To use tsvector, you cast a text column into a tsvector and then compare it with a tsquery. For example:

SELECT * FROM movies WHERE to_tsvector('english', overview) @@ to_tsquery('english', 'Star');

This query searches for movies where the 'overview' column contains the word 'Star'. The '@@' operator is used to perform the match. This approach is more powerful and flexible than LIKE/ILIKE, as it supports ranking and relevance, and can efficiently handle noise words and synonyms.

Note how in both the to_tsvector and to_tsquery functions, we specify the language as 'english'. This is important because it tells PostgreSQL which language to use for stemming and stop words. If you're working with text in a different language, you should specify the appropriate language code. This helps PostgreSQL to normalize the text and remove common words that are not useful for search purposes. You can view the list of supported languages by querying the pg_ts_config table.

SELECT cfgname FROM pg_ts_config;

The PostgreSQL documentation has a comprehensive list of functions and operators for working with tsvector and to_tsquery.

More Advanced: Generated tsvector Column

While the previous approach is powerful, it can be inefficient for large datasets, especially when performing full-text searches across multiple columns. This is because the tsvector casting needs to be done on the fly for each row, which can be slow especially for large data sets. For the best performance in full-text search, especially with large datasets, you can add a generated tsvector column to your table and index it. This method involves adding a new column that automatically generates a tsvector from one or more existing text columns. For example:


ALTER TABLE movies

ADD COLUMN fts_doc_en

GENERATED ALWAYS AS (to_tsvector('english', title || ' ' || original_title || ' ' || overview))

STORED;

This essentially tells PostgreSQL to compute the tsvector for the column(s) every time a new row is inserted or updated, and store the result in the fts_doc_en column. This means when you query this table PostgreSQL doesnt need to compute the tsvector on the fly, it can just use the precomputed tsvector.

To farther imporve performance, you can create an index on this column:


CREATE INDEX idx_fts_doc_en ON movies USING GIN (fts_doc_en);

This setup significantly improves search performance because the index allows PostgreSQL to quickly find relevant rows without scanning the entire table.

Comparison and Summary

  • LIKE and ILIKE Operators: Best for simple pattern matching when full-text search capabilities are not required. It's straightforward but can be inefficient for large datasets, especially when the pattern does not start with a wildcard.

  • tsvector and to_tsquery: Suited for applications requiring more sophisticated search capabilities, such as relevance ranking and noise word filtering. It's more powerful than LIKE/ILIKE but requires more complex queries and might still be inefficient for large datasets without proper indexing.

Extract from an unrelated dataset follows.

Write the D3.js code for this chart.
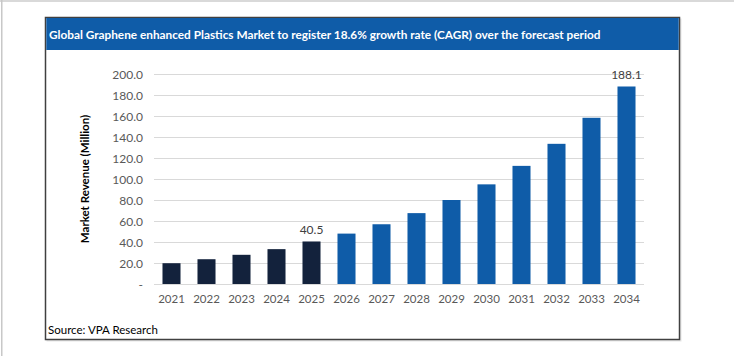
<!DOCTYPE html>
<html><head><meta charset="utf-8">
<script src="https://cdn.jsdelivr.net/npm/d3@7"></script>
<style>html,body{margin:0;padding:0;background:#fff;}svg{display:block;}</style>
</head><body>
<script>
const years = ["2021","2022","2023","2024","2025","2026","2027","2028","2029","2030","2031","2032","2033","2034"];
const revenue = [19.8, 23.6, 27.8, 33.2, 40.5, 48.0, 56.9, 67.5, 80.0, 94.9, 112.5, 133.5, 158.3, 188.1];
const historicYears = ["2021","2022","2023","2024","2025"];
const labeledYears = ["2025","2034"];
const yTicks = [0,20,40,60,80,100,120,140,160,180,200];
const titleText = "Global Graphene enhanced Plastics Market to register 18.6% growth rate (CAGR) over the forecast period";
const yAxisTitle = "Market Revenue (Million)";
const sourceText = "Source: VPA Research";

const W = 734, H = 356;
const font = "Lato, 'Open Sans', sans-serif";
const svg = d3.select("body").append("svg").attr("width", W).attr("height", H);

// page edges
svg.append("rect").attr("x",0).attr("y",0).attr("width",W).attr("height",2).attr("fill","#d9d9d9");
svg.append("rect").attr("x",1).attr("y",0).attr("width",1.5).attr("height",H).attr("fill","#c8c8c8");

// box with shadow
svg.append("rect").attr("x",46.5).attr("y",18.5).attr("width",635).attr("height",323).attr("fill","#e6e6e6");
svg.append("rect").attr("x",45.5).attr("y",17.5).attr("width",634).attr("height",322)
  .attr("fill","#fff").attr("stroke","#404040").attr("stroke-width",1.5);
svg.append("rect").attr("x",46.3).attr("y",18).attr("width",632.4).attr("height",32).attr("fill","#0f5ca8");
svg.append("text").attr("x",49).attr("y",38.5).attr("fill","#fff")
  .attr("font-family",font).attr("font-weight","bold").attr("font-size",11.8)
  .text(titleText);

const x = d3.scaleBand().domain(years).range([154, 644]).paddingInner(0.485).paddingOuter(0.2425);
const y = d3.scaleLinear().domain([0, 200]).range([284, 74]);

const g = svg.append("g");
// gridlines
g.selectAll("line.grid").data(yTicks).join("line").attr("class","grid")
  .attr("x1",154).attr("x2",644).attr("y1",d=>y(d)+0.5).attr("y2",d=>y(d)+0.5)
  .attr("stroke","#d9d9d9").attr("stroke-width",1);

// y tick labels
const yAxis = d3.axisLeft(y).tickValues(yTicks).tickSize(0).tickPadding(0)
  .tickFormat(d => d === 0 ? "-" : d3.format(".1f")(d));
const ya = svg.append("g").attr("transform","translate(143,0)").call(yAxis);
ya.select(".domain").remove();
ya.selectAll("text").attr("font-family",font).attr("font-size",12).attr("fill","#595959").attr("dy","0.35em");

// x tick labels
const xAxis = d3.axisBottom(x).tickSize(0).tickPadding(0);
const xa = svg.append("g").attr("transform","translate(0,295)").call(xAxis);
xa.select(".domain").remove();
xa.selectAll("text").attr("font-family",font).attr("font-size",11.5).attr("fill","#595959").attr("dy","0.71em");

// bars
svg.selectAll("rect.bar").data(years).join("rect").attr("class","bar")
  .attr("x",d=>x(d)).attr("width",x.bandwidth())
  .attr("y",(d,i)=>y(revenue[i])).attr("height",(d,i)=>y(0)-y(revenue[i]))
  .attr("fill",d=>historicYears.includes(d) ? "#13223c" : "#0f5ca8");

// data labels
svg.selectAll("text.lbl").data(years.filter(d=>labeledYears.includes(d))).join("text").attr("class","lbl")
  .attr("x",d=>x(d)+x.bandwidth()/2).attr("y",d=>y(revenue[years.indexOf(d)])-7)
  .attr("text-anchor","middle").attr("font-family",font).attr("font-size",12).attr("fill","#404040")
  .text(d=>revenue[years.indexOf(d)].toFixed(1));

// y axis title
svg.append("text").attr("transform","translate(89,179) rotate(-90)")
  .attr("text-anchor","middle").attr("font-family",font).attr("font-weight","bold")
  .attr("font-size",11.5).attr("fill","#000").text(yAxisTitle);

// source
svg.append("text").attr("x",48).attr("y",334).attr("font-family",font).attr("font-size",11.5)
  .attr("fill","#000").text(sourceText);
</script>
</body></html>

  • Generated tsvector Column: Ideal for large datasets and applications where search performance is critical. By storing a pre-computed tsvector and indexing it, you significantly reduce query times for full-text searches. This method requires additional storage for the generated column and the index but offers the best performance for full-text search operations.

In summary, the choice between LIKE/ILIKE, tsvector/to_tsquery, and a generated tsvector column depends on your application's specific needs. For simple use cases, LIKE or ILIKE might suffice. However, for applications requiring advanced search capabilities and high performance, utilizing tsvector with to_tsquery or a generated tsvector column with indexing is more appropriate.